The whole hit rate of the system is the count of hits, divided by the test user count. It measures how often we are able to recommend a removed rating, higher is better.
A very low hit rate simply means we do not have enough data to work with. 

### Hit Rate by Rating Value

We can also break down hit rate by predicted rating values. Ideally, we want to predict movies user like, so we care high rating values not low ones.

In [44]:
def RatingHitRate(topNPredicted, leftOutPredictions):
    
    hits = defaultdict(float)
    total = defaultdict(float)
    
    # For each left-out rating
    for userID, leftOutMovieID, actualRating, estimatedRating, _ in leftOutPredictions:
        # Is it in the predicted top N for this user?
        hit = False
        for movieID, predictedRating in topNPredicted[int(userID)]:
            if (int(leftOutMovieID) == movieID):
                hit = True
                break
        if (hit) :
            hits[actualRating] += 1
        total[actualRating] += 1

    # Compute overall precision
    for rating in sorted(hits.keys()):
        print(rating, hits[rating] / total[rating])

In [45]:
print("Hit Rate by Rating value: ")
RatingHitRate(topNPredicted, leftOutPredictions)

Hit Rate by Rating value: 
(3.0, 0.008695652173913044)
(4.0, 0.044444444444444446)
(4.5, 0.07547169811320754)
(5.0, 0.07317073170731707)


Our hit rate breakdown is exactly what We’d hoped, the hit rate for rating score 5 and 4.5 are much higher than 4 or 3. Higher is better.

### Cumulative Hit Rate

Because we care about higher ratings, we can ignore the predicted ratings lower than 4, to compute hit rate for the ratings > = 4.

In [46]:
def CumulativeHitRate(topNPredicted, leftOutPredictions, ratingCutoff=0):
    hits = 0
    total = 0
    # For each left-out rating
    for userID, leftOutMovieID, actualRating, estimatedRating, _ in leftOutPredictions:
        # Only look at ability to recommend things the users actually liked...
        if (actualRating >= ratingCutoff):
            # Is it in the predicted top 10 for this user?
            hit = False
            for movieID, predictedRating in topNPredicted[int(userID)]:
                if (int(leftOutMovieID) == movieID):
                    hit = True
                    break
            if (hit) :
                hits += 1
            total += 1

        # Compute overall precision
    return hits/total

In [47]:
print("Cumulative Hit Rate (rating >= 4): ", CumulativeHitRate(topNPredicted, leftOutPredictions, 4.0))    

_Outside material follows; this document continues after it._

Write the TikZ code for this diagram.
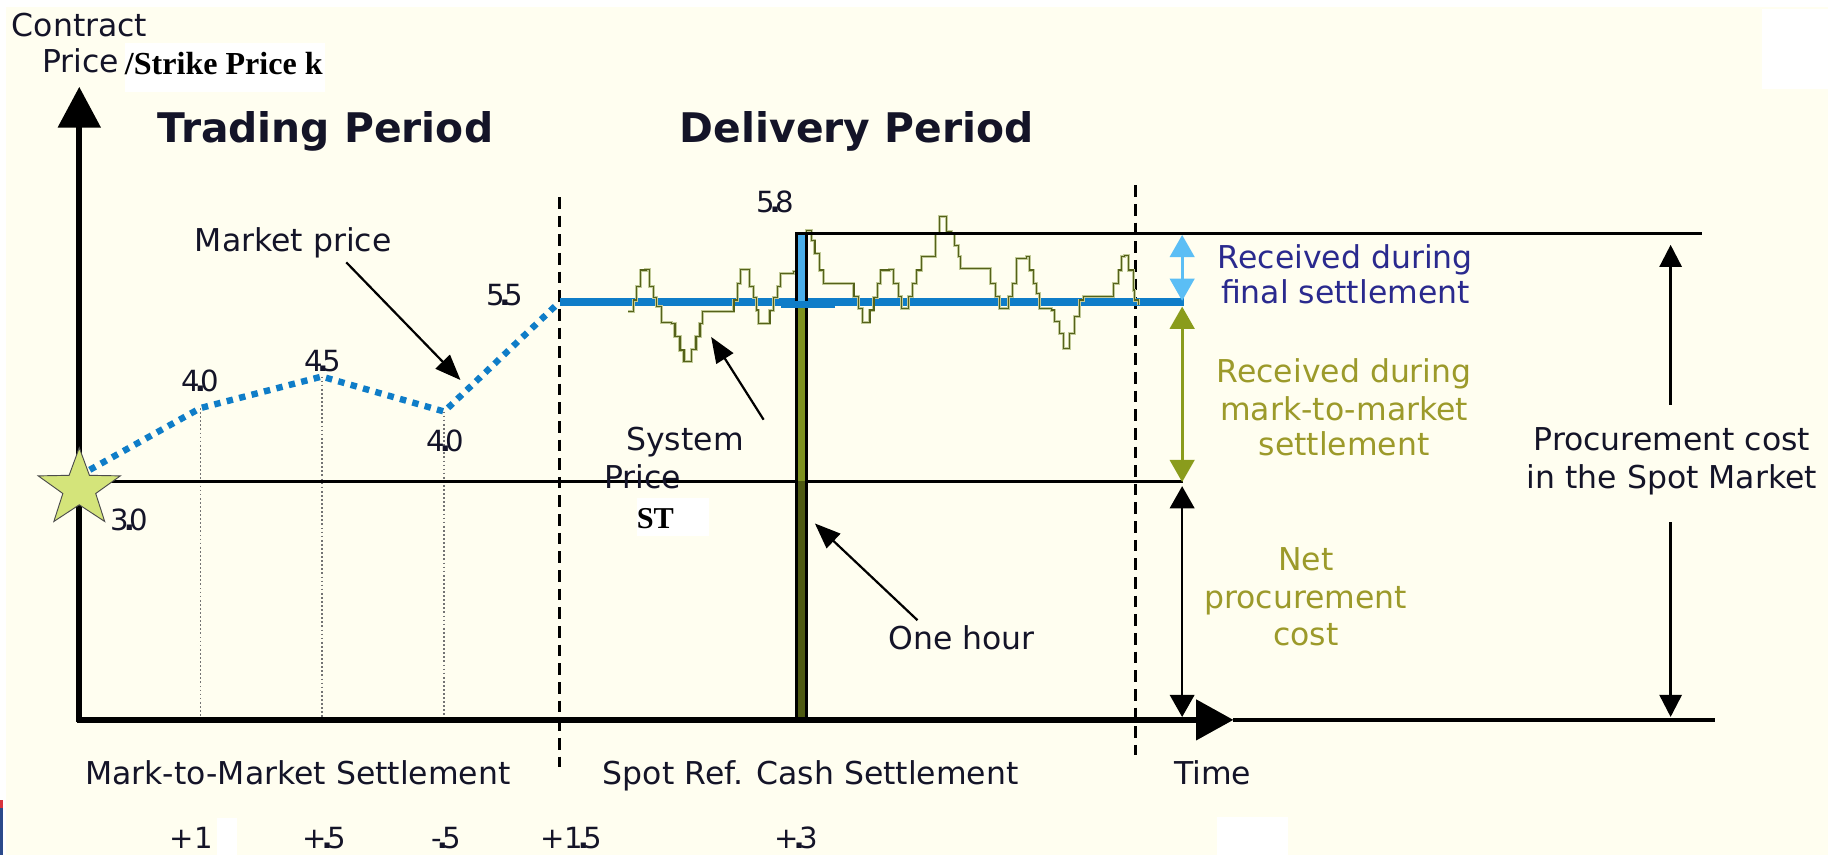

('Cumulative Hit Rate (rating >= 4): ', 0.05898876404494382)


### Average Reciprocal Hit Ranking (ARHR)

Commonly used metric for ranking evaluation of Top-N recommender systems, that only takes into account where the first relevant result occurs. We get more credit for recommending an item in which user rated on the top of the rank than on the bottom of the rank. Higher is better.



In [48]:
# Compute ARHR
def AverageReciprocalHitRank(topNPredicted, leftOutPredictions):
    summation = 0
    total = 0
        # For each left-out rating
    for userID, leftOutMovieID, actualRating, estimatedRating, _ in leftOutPredictions:
        # Is it in the predicted top N for this user?
        hitRank = 0
        rank = 0
        for movieID, predictedRating in topNPredicted[int(userID)]:
            rank = rank + 1
            if (int(leftOutMovieID) == movieID):
                hitRank = rank
                break
        if (hitRank > 0) :
                summation += 1.0 / hitRank

        total += 1

    return summation / total



In [49]:
print("Average Reciprocal Hit Rank: ", AverageReciprocalHitRank(topNPredicted, leftOutPredictions))

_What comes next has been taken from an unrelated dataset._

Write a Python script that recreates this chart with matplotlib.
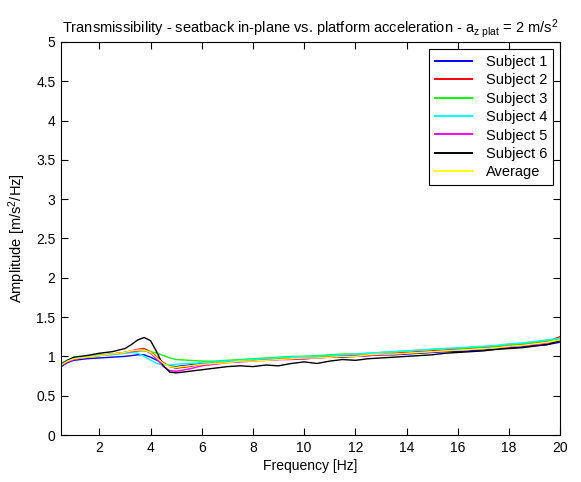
import matplotlib
matplotlib.use("Agg")
import matplotlib.pyplot as plt

plt.rcParams['font.family'] = ['Liberation Sans', 'DejaVu Sans']
plt.rcParams['mathtext.default'] = 'regular'

freq = [0.5, 0.75, 1, 1.5, 2, 2.5, 3, 3.25, 3.5, 3.75, 4, 4.25, 4.5, 4.75, 5, 5.5, 6, 6.5, 7,
        7.5, 8, 8.5, 9, 9.5, 10, 10.5, 11, 11.5, 12, 12.5, 13, 13.5, 14, 14.5, 15, 15.5, 16,
        16.5, 17, 17.5, 18, 18.5, 19, 19.5, 20]

subject1 = [0.87, 0.92, 0.95, 0.97, 0.98, 0.99, 1.00, 1.01, 1.02, 1.02, 0.99, 0.95, 0.91, 0.88, 0.87,
            0.89, 0.91, 0.92, 0.93, 0.94, 0.95, 0.95, 0.96, 0.97, 0.97, 0.98, 0.99, 0.99, 1.00, 1.01,
            1.02, 1.02, 1.03, 1.04, 1.05, 1.06, 1.06, 1.07, 1.08, 1.09, 1.11, 1.12, 1.14, 1.15, 1.18]
subject2 = [0.89, 0.94, 0.97, 0.99, 1.01, 1.03, 1.05, 1.07, 1.09, 1.10, 1.06, 0.99, 0.92, 0.87, 0.85,
            0.87, 0.90, 0.92, 0.93, 0.95, 0.95, 0.96, 0.97, 0.97, 0.98, 0.99, 1.00, 1.01, 1.01, 1.02,
            1.03, 1.04, 1.05, 1.06, 1.07, 1.08, 1.09, 1.10, 1.11, 1.12, 1.14, 1.15, 1.17, 1.19, 1.25]
subject3 = [0.90, 0.95, 0.98, 1.00, 1.02, 1.03, 1.05, 1.06, 1.07, 1.07, 1.06, 1.04, 1.01, 0.98, 0.96,
            0.95, 0.94, 0.94, 0.95, 0.96, 0.97, 0.98, 0.99, 1.00, 1.00, 1.01, 1.02, 1.03, 1.03, 1.04,
            1.05, 1.06, 1.07, 1.08, 1.09, 1.10, 1.10, 1.11, 1.12, 1.13, 1.15, 1.16, 1.18, 1.20, 1.22]
subject4 = [0.91, 0.95, 0.97, 0.99, 1.01, 1.02, 1.04, 1.05, 1.04, 1.00, 0.95, 0.91, 0.89, 0.89, 0.90,
            0.91, 0.92, 0.93, 0.94, 0.95, 0.96, 0.97, 0.98, 0.99, 1.00, 1.00, 1.01, 1.02, 1.03, 1.04,
            1.05, 1.06, 1.07, 1.08, 1.09, 1.10, 1.11, 1.12, 1.13, 1.14, 1.16, 1.17, 1.19, 1.21, 1.23]
subject5 = [0.88, 0.93, 0.96, 0.99, 1.01, 1.03, 1.05, 1.06, 1.07, 1.08, 1.04, 0.96, 0.87, 0.82, 0.81,
            0.84, 0.88, 0.90, 0.92, 0.93, 0.94, 0.95, 0.96, 0.96, 0.97, 0.98, 0.99, 1.00, 1.00, 1.01,
            1.02, 1.03, 1.04, 1.05, 1.06, 1.07, 1.08, 1.09, 1.10, 1.11, 1.12, 1.14, 1.15, 1.17, 1.20]
subject6 = [0.90, 0.95, 0.99, 1.01, 1.04, 1.06, 1.10, 1.15, 1.21, 1.24, 1.20, 1.05, 0.88, 0.80, 0.79,
            0.81, 0.83, 0.85, 0.87, 0.88, 0.87, 0.89, 0.88, 0.91, 0.93, 0.91, 0.94, 0.96, 0.95, 0.97,
            0.98, 0.99, 1.00, 1.01, 1.02, 1.04, 1.05, 1.06, 1.07, 1.09, 1.10, 1.11, 1.13, 1.15, 1.20]
average = [0.89, 0.94, 0.97, 0.99, 1.01, 1.03, 1.05, 1.07, 1.08, 1.08, 1.05, 0.98, 0.91, 0.87, 0.86,
           0.88, 0.90, 0.91, 0.92, 0.94, 0.94, 0.95, 0.96, 0.97, 0.98, 0.98, 0.99, 1.00, 1.00, 1.02,
           1.03, 1.03, 1.04, 1.05, 1.06, 1.07, 1.08, 1.09, 1.10, 1.11, 1.13, 1.14, 1.16, 1.18, 1.21]

series = [subject1, subject2, subject3, subject4, subject5, subject6, average]
labels = ['Subject 1', 'Subject 2', 'Subject 3', 'Subject 4', 'Subject 5', 'Subject 6', 'Average']
colors = ['#0000ff', '#ff0000', '#00ff00', '#00ffff', '#ff00ff', '#000000', '#ffff00']

fig = plt.figure(figsize=(5.81, 4.82), dpi=100)
ax = fig.add_axes([0.105, 0.0975, 0.859, 0.8155])

for vals, lab, col in zip(series, labels, colors):
    ax.plot(freq, vals, color=col, linewidth=1.0, label=lab)

ax.set_xlim(0.5, 20)
ax.set_ylim(0, 5)
ax.set_xticks([2, 4, 6, 8, 10, 12, 14, 16, 18, 20])
ax.set_yticks([0, 0.5, 1, 1.5, 2, 2.5, 3, 3.5, 4, 4.5, 5])
ax.set_yticklabels(['0', '0.5', '1', '1.5', '2', '2.5', '3', '3.5', '4', '4.5', '5'])
ax.tick_params(direction='in', top=True, right=True, labelsize=10, length=5, width=0.8, pad=4)
for s in ax.spines.values():
    s.set_linewidth(0.8)

ax.set_xlabel('Frequency [Hz]', fontsize=10, labelpad=3)
ax.set_ylabel('Amplitude [m/s$^2$/Hz]', fontsize=10.5, labelpad=6)
ax.set_title('Transmissibility - seatback in-plane vs. platform acceleration - '
             'a$_{z\\ plat}$ = 2 m/s$^2$', fontsize=10.5, pad=7)

leg = ax.legend(loc='upper right', fontsize=10.5, fancybox=False, framealpha=1,
                edgecolor='black', handlelength=2.6, labelspacing=0.3,
                borderaxespad=0.5, borderpad=0.4, handletextpad=0.9)
leg.get_frame().set_linewidth(0.8)
for line in leg.get_lines():
    line.set_linewidth(1.4)

fig.savefig('out.png', dpi=100)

('Average Reciprocal Hit Rank: ', 0.01152029664324746)


In [51]:
data.df.head(5)

Unnamed: 0,userId,movieId,rating
0,1,1,4.0
1,5,1,4.0
2,7,1,4.5
3,15,1,2.5
4,17,1,4.5


In [59]:
fullTrainSet = data.build_full_trainset()
sim_options = {'name': 'pearson_baseline', 'user_based': False}
simsAlgo = KNNBaseline(sim_options=sim_options)
simsAlgo.fit(fullTrainSet)

Estimating biases using als...
Computing the pearson_baseline similarity matrix...
Done computing similarity matrix.


<surprise.prediction_algorithms.knns.KNNBaseline at 0x7faddab83b10>

In [63]:
MF.fit(fullTrainSet)
bigTestSet = fullTrainSet.build_anti_testset()
allPredictions = MF.test(bigTestSet)
topNPredicted = GetTopN(allPredictions, n=10)

In [66]:
# Print user coverage with a minimum predicted rating of 4.0:

def UserCoverage(topNPredicted, numUsers, ratingThreshold=0):
    hits = 0
    for userID in topNPredicted.keys():
        hit = False
        for movieID, predictedRating in topNPredicted[userID]:
            if (predictedRating >= ratingThreshold):
                hit = True
                break
        if (hit):
            hits += 1

    return hits / numUsers

In [67]:
print("\nUser coverage: ", UserCoverage(topNPredicted, fullTrainSet.n_users, ratingThreshold=4.0))

('\nUser coverage: ', 0.9311475409836065)